» **WHAT NEEDS TO BE DONE**:
Take the listing from its first line through the line that contains "(5.5,419) -- (612,419);" and please retype those lines exactly, leaving out the pictures.

» **RAW DATA**:

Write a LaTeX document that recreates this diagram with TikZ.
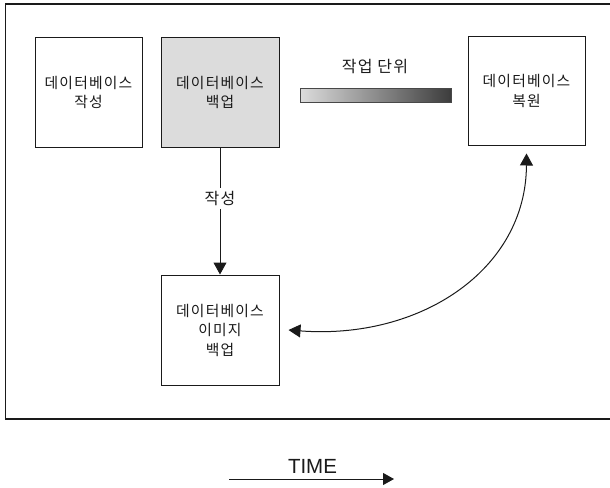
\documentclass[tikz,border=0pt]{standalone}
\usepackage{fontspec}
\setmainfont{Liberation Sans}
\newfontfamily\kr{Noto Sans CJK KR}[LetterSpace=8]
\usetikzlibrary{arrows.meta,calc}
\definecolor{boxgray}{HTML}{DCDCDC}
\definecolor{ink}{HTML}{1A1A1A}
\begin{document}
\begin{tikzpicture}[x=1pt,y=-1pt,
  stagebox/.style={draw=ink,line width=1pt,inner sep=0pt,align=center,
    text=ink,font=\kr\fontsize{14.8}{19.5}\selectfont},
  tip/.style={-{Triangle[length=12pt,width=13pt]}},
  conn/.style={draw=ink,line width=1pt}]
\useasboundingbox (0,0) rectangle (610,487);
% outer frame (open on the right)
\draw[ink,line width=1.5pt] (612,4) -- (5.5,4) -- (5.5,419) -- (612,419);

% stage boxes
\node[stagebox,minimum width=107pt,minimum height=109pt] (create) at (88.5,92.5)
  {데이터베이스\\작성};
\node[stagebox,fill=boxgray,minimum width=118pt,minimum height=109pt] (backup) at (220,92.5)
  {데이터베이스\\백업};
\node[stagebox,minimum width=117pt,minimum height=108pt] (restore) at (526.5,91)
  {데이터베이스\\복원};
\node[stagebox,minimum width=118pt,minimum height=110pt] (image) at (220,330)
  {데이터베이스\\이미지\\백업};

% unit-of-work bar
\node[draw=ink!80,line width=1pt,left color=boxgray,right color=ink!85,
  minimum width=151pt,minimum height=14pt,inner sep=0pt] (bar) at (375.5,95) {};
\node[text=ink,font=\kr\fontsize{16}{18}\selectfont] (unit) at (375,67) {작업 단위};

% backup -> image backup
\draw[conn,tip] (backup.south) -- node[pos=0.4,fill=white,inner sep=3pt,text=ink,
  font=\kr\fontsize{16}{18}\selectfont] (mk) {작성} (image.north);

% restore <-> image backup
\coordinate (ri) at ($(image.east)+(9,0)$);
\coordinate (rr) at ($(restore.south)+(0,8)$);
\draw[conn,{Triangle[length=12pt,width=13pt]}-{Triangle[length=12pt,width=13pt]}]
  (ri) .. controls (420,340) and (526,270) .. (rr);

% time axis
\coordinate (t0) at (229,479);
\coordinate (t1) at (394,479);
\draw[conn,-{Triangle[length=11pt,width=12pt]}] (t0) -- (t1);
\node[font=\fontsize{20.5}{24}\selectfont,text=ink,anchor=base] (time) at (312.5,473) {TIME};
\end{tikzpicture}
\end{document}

» **EXERCISE SOLUTION**:
Write a LaTeX document that recreates this diagram with TikZ.
\documentclass[tikz,border=0pt]{standalone}
\usepackage{fontspec}
\setmainfont{Liberation Sans}
\newfontfamily\kr{Noto Sans CJK KR}[LetterSpace=8]
\usetikzlibrary{arrows.meta,calc}
\definecolor{boxgray}{HTML}{DCDCDC}
\definecolor{ink}{HTML}{1A1A1A}
\begin{document}
\begin{tikzpicture}[x=1pt,y=-1pt,
  stagebox/.style={draw=ink,line width=1pt,inner sep=0pt,align=center,
    text=ink,font=\kr\fontsize{14.8}{19.5}\selectfont},
  tip/.style={-{Triangle[length=12pt,width=13pt]}},
  conn/.style={draw=ink,line width=1pt}]
\useasboundingbox (0,0) rectangle (610,487);
% outer frame (open on the right)
\draw[ink,line width=1.5pt] (612,4) -- (5.5,4) -- (5.5,419) -- (612,419);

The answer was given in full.